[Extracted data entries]
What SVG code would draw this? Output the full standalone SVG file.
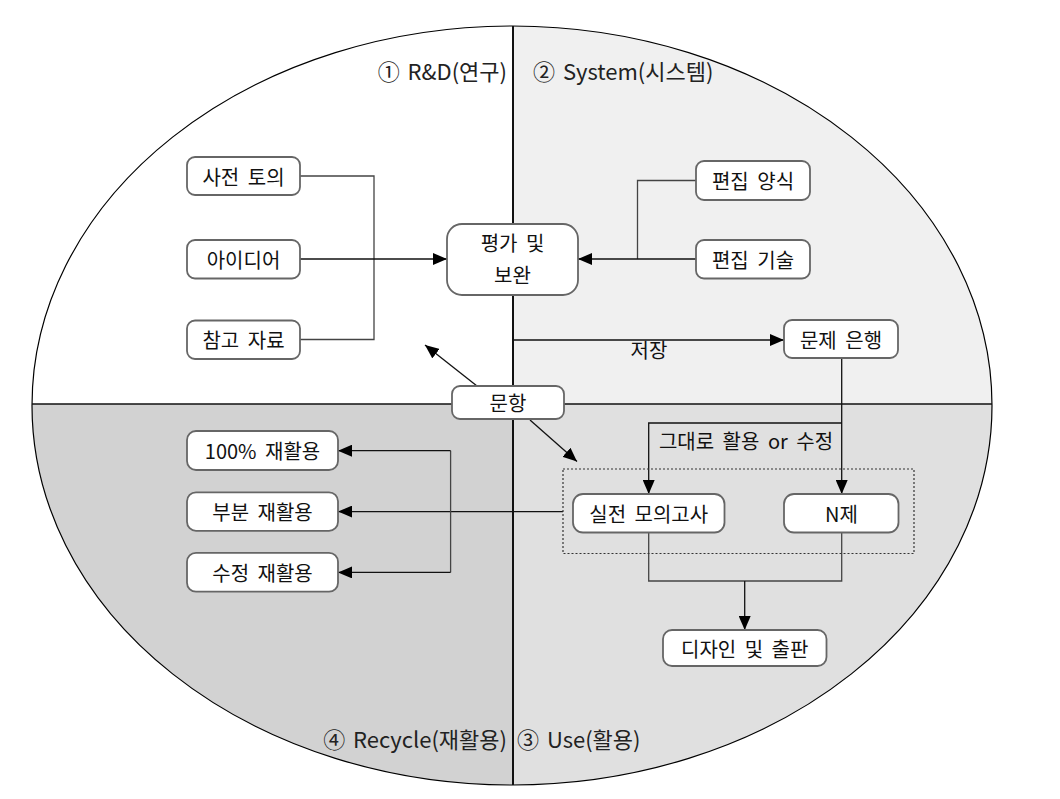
<svg xmlns="http://www.w3.org/2000/svg" width="1060" height="799" viewBox="0 0 1060 799">
<style>
.node rect{fill:#fff;stroke:#666;stroke-width:1.8}
.t{font-family:"Noto Sans CJK KR","Noto Sans",sans-serif;font-size:20px;word-spacing:4px;fill:#111;text-anchor:middle;dominant-baseline:central}
.q{font-family:"Noto Sans CJK KR","Noto Sans",sans-serif;font-size:22px;word-spacing:3px;fill:#222}
.c path{fill:none;stroke:#444;stroke-width:1.3}
.c .a{stroke:#111;marker-end:url(#ah)}
</style>
<defs>
<clipPath id="ec"><ellipse cx="512" cy="405.5" rx="480" ry="379.5"/></clipPath>
<marker id="ah" markerUnits="userSpaceOnUse" markerWidth="14" markerHeight="12" refX="14" refY="6" orient="auto"><path d="M0,0 L14,6 L0,12 z" fill="#000"/></marker>
</defs>
<rect width="1060" height="799" fill="#fff"/>
<g id="quadrants" clip-path="url(#ec)">
<rect x="0" y="0" width="512" height="404" fill="#ffffff"/>
<rect x="512" y="0" width="548" height="404" fill="#f0f0f0"/>
<rect x="0" y="404" width="512" height="395" fill="#d2d2d2"/>
<rect x="512" y="404" width="548" height="395" fill="#e0e0e0"/>
</g>
<ellipse cx="512" cy="405.5" rx="480" ry="379.5" fill="none" stroke="#000" stroke-width="1.2"/>
<line x1="513" y1="26" x2="513" y2="785" stroke="#111" stroke-width="2"/>
<line x1="32" y1="404" x2="992" y2="404" stroke="#111" stroke-width="1.5"/>
<g id="labels">
<text class="q" x="507" y="80" text-anchor="end">① R&amp;D(연구)</text>
<text class="q" x="533" y="80">② System(시스템)</text>
<text class="q" x="507" y="748" text-anchor="end">④ Recycle(재활용)</text>
<text class="q" x="517" y="748">③ Use(활용)</text>
<text class="t" x="649" y="349">저장</text>
<text class="t" x="746" y="440">그대로 활용 or 수정</text>
</g>
<g id="connectors" class="c">
<path d="M300,176 H374 V339.5 H300"/>
<path class="a" d="M300,259 H447"/>
<path d="M696,180.5 H637.5 V259"/>
<path class="a" d="M696,259 H578"/>
<path class="a" d="M512,340 H784"/>
<path class="a" d="M841.7,358 V494"/>
<path class="a" d="M841.7,423 H648.7 V494"/>
<path d="M648.7,532.5 V581 H841.7 V532.5"/>
<path class="a" d="M744.7,581 V630"/>
<path class="a" d="M563,511.6 H338"/>
<path d="M450.6,450.7 V572.4"/>
<path class="a" d="M450.6,450.7 H338"/>
<path class="a" d="M450.6,572.4 H338"/>
<path class="a" d="M477,386 L425,345"/>
<path class="a" d="M530,420 L577,461.5"/>
</g>
<rect id="group-box" x="563" y="469" width="351" height="84.5" fill="none" stroke="#333" stroke-width="1.2" stroke-dasharray="2,2"/>
<g id="n-saron" class="node"><rect x="187" y="157" width="113" height="38" rx="8"/><text class="t" x="243.5" y="176">사전 토의</text></g>
<g id="n-idea" class="node"><rect x="187" y="240" width="113" height="38.5" rx="8"/><text class="t" x="243.5" y="259">아이디어</text></g>
<g id="n-ref" class="node"><rect x="187" y="320.5" width="113" height="38.5" rx="8"/><text class="t" x="243.5" y="339.5">참고 자료</text></g>
<g id="n-eval" class="node"><rect x="447" y="224" width="131" height="71" rx="15"/><text class="t" x="512.5" y="242">평가 및</text><text class="t" x="512.5" y="274">보완</text></g>
<g id="n-style" class="node"><rect x="696" y="161" width="114" height="39" rx="8"/><text class="t" x="753" y="180.5">편집 양식</text></g>
<g id="n-tech" class="node"><rect x="696" y="240" width="114" height="38.5" rx="8"/><text class="t" x="753" y="259">편집 기술</text></g>
<g id="n-bank" class="node"><rect x="784" y="320" width="114" height="38" rx="8"/><text class="t" x="841" y="339">문제 은행</text></g>
<g id="n-item" class="node"><rect x="452" y="386" width="112" height="33" rx="8"/><text class="t" x="508" y="402.5">문항</text></g>
<g id="n-mock" class="node"><rect x="573" y="494" width="151.5" height="38.5" rx="10"/><text class="t" x="648.7" y="513">실전 모의고사</text></g>
<g id="n-n" class="node"><rect x="784" y="494" width="114.5" height="38.5" rx="10"/><text class="t" x="841.5" y="513">N제</text></g>
<g id="n-design" class="node"><rect x="663" y="630" width="163.5" height="36" rx="9"/><text class="t" x="744.7" y="648">디자인 및 출판</text></g>
<g id="n-r100" class="node"><rect x="187" y="431" width="151" height="39" rx="9"/><text class="t" x="262.5" y="450.5">100% 재활용</text></g>
<g id="n-rpart" class="node"><rect x="187" y="492.3" width="151" height="38.5" rx="9"/><text class="t" x="262.5" y="511.6">부분 재활용</text></g>
<g id="n-rmod" class="node"><rect x="187" y="552.8" width="151" height="38.9" rx="9"/><text class="t" x="262.5" y="572.3">수정 재활용</text></g>
</svg>
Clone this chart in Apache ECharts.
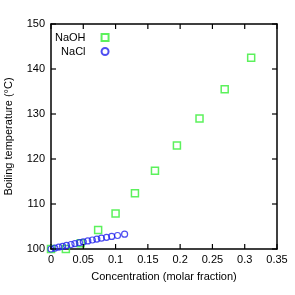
<!DOCTYPE html>
<html><head><meta charset="utf-8">
<script src="https://cdn.jsdelivr.net/npm/echarts@6/dist/echarts.min.js"></script>
<style>html,body{margin:0;padding:0;background:#fff}#c{width:295px;height:295px}</style>
</head><body><div id="c"></div>
<script>
const naohX = [0.000, 0.023, 0.046, 0.073, 0.100, 0.130, 0.161, 0.195, 0.230, 0.269, 0.310];
const naohY = [100.0, 100.0, 101.3, 104.2, 107.9, 112.4, 117.4, 123.0, 129.0, 135.5, 142.5];
const naclX = [0.000, 0.006, 0.012, 0.018, 0.024, 0.031, 0.037, 0.044, 0.050, 0.057, 0.064, 0.071, 0.078, 0.086, 0.094, 0.103, 0.114];
const naclY = [100.0, 100.2, 100.4, 100.6, 100.8, 101.0, 101.2, 101.4, 101.6, 101.8, 102.0, 102.2, 102.4, 102.6, 102.8, 103.0, 103.3];
const xTicks = [0, 0.05, 0.1, 0.15, 0.2, 0.25, 0.3, 0.35];
const yTicks = [100, 110, 120, 130, 140, 150];

const font = 'Liberation Sans';
const chart = echarts.init(document.getElementById('c'));
function ax(extra) {
  return Object.assign({
    axisLine: {show: true, onZero: false, lineStyle: {color: '#000', width: 1.5}},
    axisTick: {show: false},
    splitLine: {show: false}
  }, extra);
}
const xMin = xTicks[0], xMax = xTicks[xTicks.length - 1];
const yMin = yTicks[0], yMax = yTicks[yTicks.length - 1];
const TL = 5;
function renderTicks(params, api) {
  const bl = api.coord([xMin, yMin]);
  const tr = api.coord([xMax, yMax]);
  const children = [];
  const st = {stroke: '#000', lineWidth: 1.2};
  xTicks.forEach(t => {
    const x = api.coord([t, yMin])[0];
    children.push({type: 'line', shape: {x1: x, y1: bl[1], x2: x, y2: bl[1] - TL}, style: st});
    children.push({type: 'line', shape: {x1: x, y1: tr[1], x2: x, y2: tr[1] + TL}, style: st});
  });
  yTicks.forEach(t => {
    const y = api.coord([xMin, t])[1];
    children.push({type: 'line', shape: {x1: bl[0], y1: y, x2: bl[0] + TL, y2: y}, style: st});
    children.push({type: 'line', shape: {x1: tr[0], y1: y, x2: tr[0] - TL, y2: y}, style: st});
  });
  return {type: 'group', children: children};
}
chart.setOption({
  animation: false,
  textStyle: {fontFamily: font},
  grid: {left: 51, right: 18, top: 24, bottom: 46, outerBoundsMode: 'none'},
  legend: {
    orient: 'vertical', left: 50, top: 27, align: 'right', itemGap: 3,
    itemWidth: 7, itemHeight: 7,
    textStyle: {fontFamily: font, fontSize: 11, color: '#000', width: 34, align: 'right', padding: [0, 11, 0, 0]},
    data: ['NaOH', 'NaCl']
  },
  xAxis: [
    ax({
      type: 'value', min: xMin, max: xMax, interval: 0.05, position: 'bottom',
      name: 'Concentration (molar fraction)', nameLocation: 'middle', nameGap: 22,
      nameTextStyle: {fontFamily: font, fontSize: 11, color: '#000'},
      axisLabel: {fontFamily: font, fontSize: 11, color: '#000', margin: 5}
    }),
    ax({
      type: 'value', min: xMin, max: xMax, interval: 0.05, position: 'top',
      axisLabel: {show: false}
    })
  ],
  yAxis: [
    ax({
      type: 'value', min: yMin, max: yMax, interval: 10, position: 'left',
      name: 'Boiling temperature (°C)', nameLocation: 'middle', nameGap: 37,
      nameTextStyle: {fontFamily: font, fontSize: 11, color: '#000'},
      axisLabel: {fontFamily: font, fontSize: 11, color: '#000', margin: 6}
    }),
    ax({
      type: 'value', min: yMin, max: yMax, interval: 10, position: 'right',
      axisLabel: {show: false}
    })
  ],
  series: [
    {
      name: 'ticks', type: 'custom', xAxisIndex: 0, yAxisIndex: 0, silent: true, clip: false,
      renderItem: renderTicks, data: [[xMin, yMin]], z: 10
    },
    {
      name: 'NaOH', type: 'scatter', xAxisIndex: 0, yAxisIndex: 0,
      symbol: 'rect', symbolSize: 7,
      itemStyle: {color: 'rgba(0,0,0,0)', borderColor: '#33ee33', borderWidth: 1.5},
      data: naohX.map((x, i) => [x, naohY[i]])
    },
    {
      name: 'NaCl', type: 'scatter', xAxisIndex: 0, yAxisIndex: 0,
      symbol: 'circle', symbolSize: 6,
      itemStyle: {color: 'rgba(0,0,0,0)', borderColor: '#2222ee', borderWidth: 1.2},
      data: naclX.map((x, i) => [x, naclY[i]])
    },
    {
      name: 'mirror', type: 'scatter', xAxisIndex: 1, yAxisIndex: 1, data: [[0.5, 200]], silent: true, symbolSize: 0
    }
  ]
});
</script></body></html>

=== Exercise requirements ===
Copy the listing above exactly, but only from the line with "Clone this chart in Apache ECharts." through the line with "const yTicks = [100, 110, 120, 130, 140, 150];", including those two lines and excluding any picture.

=== Finished exercise ===
Clone this chart in Apache ECharts.
<!DOCTYPE html>
<html><head><meta charset="utf-8">
<script src="https://cdn.jsdelivr.net/npm/echarts@6/dist/echarts.min.js"></script>
<style>html,body{margin:0;padding:0;background:#fff}#c{width:295px;height:295px}</style>
</head><body><div id="c"></div>
<script>
const naohX = [0.000, 0.023, 0.046, 0.073, 0.100, 0.130, 0.161, 0.195, 0.230, 0.269, 0.310];
const naohY = [100.0, 100.0, 101.3, 104.2, 107.9, 112.4, 117.4, 123.0, 129.0, 135.5, 142.5];
const naclX = [0.000, 0.006, 0.012, 0.018, 0.024, 0.031, 0.037, 0.044, 0.050, 0.057, 0.064, 0.071, 0.078, 0.086, 0.094, 0.103, 0.114];
const naclY = [100.0, 100.2, 100.4, 100.6, 100.8, 101.0, 101.2, 101.4, 101.6, 101.8, 102.0, 102.2, 102.4, 102.6, 102.8, 103.0, 103.3];
const xTicks = [0, 0.05, 0.1, 0.15, 0.2, 0.25, 0.3, 0.35];
const yTicks = [100, 110, 120, 130, 140, 150];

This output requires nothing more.